Travel shy need Wi-Fi
By Jo Best
Published: 9 August 2005 17:10 BST
UK business people have firmer ties to their desks than their European counterparts, a new survey has found - but a little extra Wi-Fi would help get them out of the actual office.
According to research from Benchmark Reporting, conducted for HP, the Dutch are the keenest to go mobile, with 66 per cent of small businesses executives from the Netherlands saying they regularly travel for businesses.
Just 33 per cent of UK SMEs do the same, almost on a par with the French - Europe's worst stay-at-homes - where only 31 per cent of SME execs regularly travel for business.

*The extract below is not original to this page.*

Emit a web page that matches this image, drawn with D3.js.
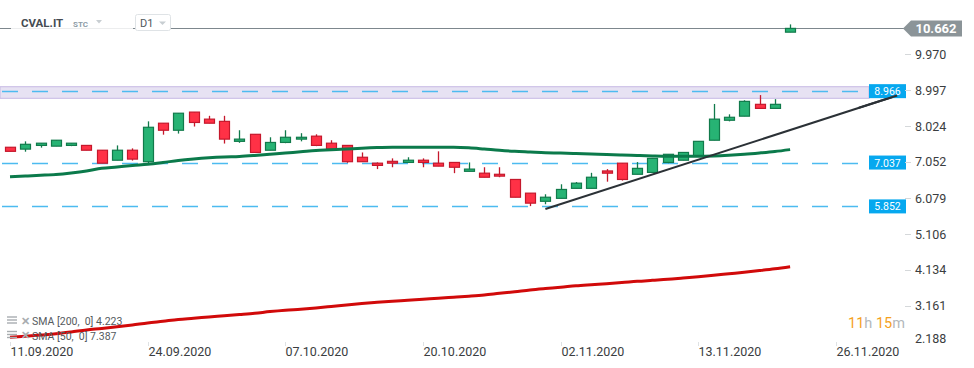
<!DOCTYPE html>
<html><head><meta charset="utf-8">
<script src="https://cdn.jsdelivr.net/npm/d3@7"></script>
<style>
html,body{margin:0;padding:0;background:#fff;}
svg{display:block;font-family:Roboto, "Noto Sans", sans-serif;}
</style></head>
<body><svg id="c" width="974" height="368"></svg>
<script>
// ---- data ----
const dates = ["11.09.2020","14.09.2020","15.09.2020","16.09.2020","17.09.2020","18.09.2020","21.09.2020","22.09.2020","23.09.2020","24.09.2020","25.09.2020","28.09.2020","29.09.2020","30.09.2020","01.10.2020","02.10.2020","05.10.2020","06.10.2020","07.10.2020","08.10.2020","09.10.2020","12.10.2020","13.10.2020","14.10.2020","15.10.2020","16.10.2020","19.10.2020","20.10.2020","21.10.2020","22.10.2020","23.10.2020","26.10.2020","27.10.2020","28.10.2020","29.10.2020","30.10.2020","02.11.2020","03.11.2020","04.11.2020","05.11.2020","06.11.2020","09.11.2020","10.11.2020","11.11.2020","12.11.2020","13.11.2020","16.11.2020","17.11.2020","18.11.2020","19.11.2020","20.11.2020","23.11.2020"];
const futureDates = ["24.11.2020","25.11.2020","26.11.2020","27.11.2020","30.11.2020","01.12.2020","02.12.2020"];
const open  = [7.45,7.40,7.50,7.48,7.50,7.50,7.37,7.10,7.37,7.06,8.10,7.91,8.40,8.21,8.15,7.61,7.80,7.37,7.58,7.67,7.75,7.56,7.50,7.18,7.02,7.07,7.04,7.10,7.02,7.04,6.80,6.75,6.72,6.58,6.21,5.99,6.07,6.34,6.34,6.81,7.02,6.72,6.77,7.04,7.10,7.21,7.64,8.18,8.29,8.61,8.50,10.56];
const high  = [7.45,7.61,7.56,7.64,7.56,7.50,7.37,7.50,7.42,8.15,8.10,8.37,8.40,8.30,8.30,7.91,7.80,7.72,7.91,7.83,7.80,7.64,7.50,7.31,7.04,7.15,7.18,7.15,7.34,7.04,7.04,6.91,6.91,6.58,6.21,6.18,6.45,6.51,6.76,6.86,7.02,7.05,7.15,7.26,7.31,7.61,8.62,8.34,8.72,8.86,8.75,10.77];
const low   = [7.34,7.33,7.44,7.48,7.48,7.37,7.02,7.10,7.09,7.00,7.79,7.82,8.01,8.10,7.55,7.57,7.31,7.37,7.56,7.61,7.48,7.40,7.03,7.06,6.86,6.91,7.04,6.91,6.94,6.75,6.80,6.64,6.64,6.10,5.86,5.91,6.07,6.34,6.34,6.52,6.55,6.72,6.77,7.02,7.10,7.21,7.64,8.15,8.29,8.50,8.50,10.56];
const close = [7.34,7.53,7.56,7.64,7.56,7.37,7.02,7.37,7.13,7.99,7.91,8.37,8.12,8.10,7.67,7.67,7.31,7.58,7.72,7.72,7.50,7.40,7.06,7.06,6.96,7.02,7.10,7.04,6.94,6.91,6.86,6.64,6.67,6.10,5.94,6.10,6.31,6.48,6.64,6.75,6.58,6.88,7.15,7.26,7.31,7.61,8.21,8.26,8.69,8.50,8.61,10.662];
const sma50 = [6.655,6.673,6.692,6.714,6.755,6.809,6.882,6.917,6.957,6.990,7.038,7.092,7.133,7.165,7.187,7.200,7.227,7.260,7.295,7.327,7.362,7.381,7.403,7.425,7.441,7.449,7.449,7.449,7.449,7.449,7.435,7.403,7.368,7.341,7.322,7.303,7.295,7.282,7.268,7.255,7.241,7.227,7.214,7.206,7.206,7.208,7.214,7.233,7.260,7.295,7.335,7.387];
const sma200 = [2.315,2.345,2.377,2.410,2.458,2.513,2.553,2.599,2.648,2.702,2.748,2.796,2.829,2.864,2.896,2.929,2.964,3.010,3.047,3.074,3.107,3.147,3.188,3.228,3.261,3.291,3.315,3.342,3.372,3.399,3.426,3.458,3.504,3.547,3.593,3.631,3.666,3.707,3.736,3.763,3.793,3.828,3.855,3.882,3.917,3.952,3.990,4.031,4.071,4.117,4.166,4.223];
const yTicks = [9.970,8.997,8.024,7.052,6.079,5.106,4.134,3.161,2.188];
const xTickLabels = ["11.09.2020","24.09.2020","07.10.2020","20.10.2020","02.11.2020","13.11.2020","26.11.2020"];
const lastPrice = 10.662;
const levels = [8.966, 7.037, 5.852];
const zoneLow = 8.773, zoneHigh = 9.086;
const trendIdx = [35, 58];
const trendVal = [5.78, 8.85];
const legendItems = ["SMA [200,  0] 4.223", "SMA [50,  0] 7.387"];

// ---- scales ----
const svg = d3.select("#c");
const allDates = dates.concat(futureDates);
const x = d3.scaleLinear().domain([0, 54]).range([10, 836]);
const xi = d => allDates.indexOf(d);
const y = d3.scaleLinear().domain([2.188, 9.970]).range([342, 54]);
const step = x(1) - x(0);

// ---- zone ----
svg.append("rect").attr("x", 0).attr("y", y(zoneHigh)).attr("width", 869).attr("height", y(zoneLow) - y(zoneHigh))
  .attr("fill", "#e7e2f3").attr("stroke", "#c6b9e4").attr("stroke-width", 1);

// ---- level dashed lines ----
levels.forEach(v => {
  svg.append("line").attr("x1", 2).attr("x2", 869).attr("y1", Math.round(y(v)) + 0.5).attr("y2", Math.round(y(v)) + 0.5)
    .attr("stroke", "#4dbbf0").attr("stroke-width", 1.3).attr("stroke-dasharray", "16,14");
});

// ---- last price line ----
svg.append("line").attr("x1", 0).attr("x2", 905).attr("y1", Math.round(y(lastPrice)) + 0.5).attr("y2", Math.round(y(lastPrice)) + 0.5)
  .attr("stroke", "#7d878d").attr("stroke-width", 1);

// ---- SMA lines ----
const lineGen = d3.line().x((d, i) => x(i)).y(d => y(d)).curve(d3.curveMonotoneX);
svg.append("path").datum(sma200).attr("d", lineGen).attr("fill", "none").attr("stroke", "#d10a0a").attr("stroke-width", 3);

// ---- candles ----
const bw = 10;
const cg = svg.append("g");
dates.forEach((d, i) => {
  const up = close[i] >= open[i];
  const fill = up ? "#27b374" : "#ff3146";
  const st = up ? "#117a4b" : "#c5182c";
  const cx = Math.round(x(xi(d))) + 0.5;
  cg.append("line").attr("x1", cx).attr("x2", cx).attr("y1", y(high[i])).attr("y2", y(low[i])).attr("stroke", st).attr("stroke-width", 1.3);
  const top = y(Math.max(open[i], close[i])), bot = y(Math.min(open[i], close[i]));
  cg.append("rect").attr("x", cx - bw / 2).attr("y", top).attr("width", bw).attr("height", Math.max(1.5, bot - top))
    .attr("fill", fill).attr("stroke", st).attr("stroke-width", 1.2);
});

svg.append("path").datum(sma50).attr("d", lineGen).attr("fill", "none").attr("stroke", "#0b7a4b").attr("stroke-width", 3);

// ---- trend line ----
svg.append("line").attr("x1", x(trendIdx[0])).attr("y1", y(trendVal[0])).attr("x2", x(trendIdx[1])).attr("y2", y(trendVal[1]))
  .attr("stroke", "#2b3136").attr("stroke-width", 2);

// ---- level labels ----
levels.forEach(v => {
  const g = svg.append("g");
  g.append("rect").attr("x", 869).attr("y", y(v) - 7).attr("width", 37).attr("height", 14).attr("fill", "#06a8ef");
  g.append("text").attr("x", 887.5).attr("y", y(v) + 4).attr("text-anchor", "middle").attr("fill", "#fff")
    .attr("font-size", 10.5).text(d3.format(".3f")(v));
});
// trend line end passes over label
svg.append("line").attr("x1", x(55.5)).attr("y1", y(trendVal[0] + (trendVal[1]-trendVal[0])*(55.5-trendIdx[0])/(trendIdx[1]-trendIdx[0])))
  .attr("x2", x(trendIdx[1])).attr("y2", y(trendVal[1])).attr("stroke", "#2b3136").attr("stroke-width", 2);

// ---- y axis ----
const yg = svg.append("g");
yTicks.forEach((t, k) => {
  const last = k === yTicks.length - 1;
  const yy = last ? y(t) - 4 : y(t);
  if (!last) yg.append("line").attr("x1", 905).attr("x2", 911).attr("y1", Math.round(yy) + 0.5).attr("y2", Math.round(yy) + 0.5).attr("stroke", "#d5d8da");
  yg.append("text").attr("x", 915).attr("y", yy + 4.5).attr("fill", "#3a3d40").attr("font-size", 12.5).text(d3.format(".3f")(t));
});

// last price label
const lp = y(lastPrice);
svg.append("path").attr("d", `M903,${lp} L911,${lp-8} L962,${lp-8} L962,${lp+8} L911,${lp+8} Z`).attr("fill", "#8b9498");
svg.append("text").attr("x", 936).attr("y", lp + 4.8).attr("text-anchor", "middle").attr("fill", "#fff")
  .attr("font-size", 13).attr("font-weight", "bold").text(d3.format(".3f")(lastPrice));

// ---- x axis ----
const xg = svg.append("g");
xTickLabels.forEach(lbl => {
  const xx = Math.round(x(xi(lbl))) + 0.5;
  xg.append("line").attr("x1", xx).attr("x2", xx).attr("y1", 342).attr("y2", 346).attr("stroke", "#dfe2e4");
  xg.append("text").attr("x", xx).attr("y", 356).attr("fill", "#3a3d40").attr("font-size", 12.5).text(lbl);
});

// ---- timer ----
const tt = svg.append("text").attr("x", 848).attr("y", 328).attr("font-size", 14.5);
tt.append("tspan").attr("fill", "#f5a11d").text("11");
tt.append("tspan").attr("fill", "#b3b8bb").text("h ");
tt.append("tspan").attr("fill", "#f5a11d").text("15");
tt.append("tspan").attr("fill", "#b3b8bb").text("m");

// ---- legend ----
legendItems.forEach((s, k) => {
  const ly = 321 + k * 14.5;
  const g = svg.append("g");
  [ -3, 0, 3 ].forEach(o => g.append("line").attr("x1", 7).attr("x2", 17).attr("y1", ly + o - 1).attr("y2", ly + o - 1).attr("stroke", "#a8adb0").attr("stroke-width", 1.4));
  g.append("text").attr("x", 21).attr("y", ly + 3.5).attr("fill", "#a8adb0").attr("font-size", 11).attr("font-weight", "bold").text("✕");
  g.append("text").attr("x", 32).attr("y", ly + 4).attr("fill", "#555a5e").attr("font-size", 10.5).style("white-space", "pre").text(s);
});

// ---- header ----
svg.append("rect").attr("x", 11).attr("y", 12).attr("width", 122).attr("height", 17).attr("fill", "#fff").attr("opacity", 0.85);
svg.append("text").attr("x", 21).attr("y", 27).attr("fill", "#454c52").attr("font-size", 11.5).attr("font-weight", "bold").text("CVAL.IT");
svg.append("text").attr("x", 73).attr("y", 27).attr("fill", "#8d9ca7").attr("font-size", 8).attr("font-weight", "bold").text("STC");
svg.append("path").attr("d", "M96,20 L102,20 L99,23.5 Z").attr("fill", "#c8ced2");
svg.append("rect").attr("x", 135.5).attr("y", 14.5).attr("width", 35).attr("height", 16).attr("rx", 2).attr("fill", "#fff").attr("stroke", "#dfe3e6");
svg.append("text").attr("x", 140).attr("y", 27).attr("fill", "#50575c").attr("font-size", 11).text("D1");
svg.append("path").attr("d", "M159,21.5 L166,21.5 L162.5,25 Z").attr("fill", "#c8ced2");
</script></body></html>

When out of the office, small business workers prefer to set up camp in their hotel rooms, where internet access is easiest. Sixty-seven per cent of those SME execs surveyed said their hotel room becomes their second office, while restaurants were the remote working locations of choice for eight per cent and cafes were voted top for another six per cent.
Airport lounges - already costing the UK £600m per year through lost working hours - were deemed the least popular place for business travellers to set up their remote office.
Airports have done their very best to court the mobile worker, however, with Wi-Fi hotspots proliferating in departure lounges nationwide. There are now thought to be more than 70 in the UK alone.
Wi-Fi, the research found, is close to the heart of the business traveller. Of the SME executives polled, 86 per cent said Wi-Fi information services are important for getting the most out of leisure time, while around half of the SME execs said they'd take part in "local leisure activities" if they could find out about them on their PDAs or laptops.
Wireless location information services are already getting tech's biggest names slathering. Both Microsoft and Google have jumped into the local information market.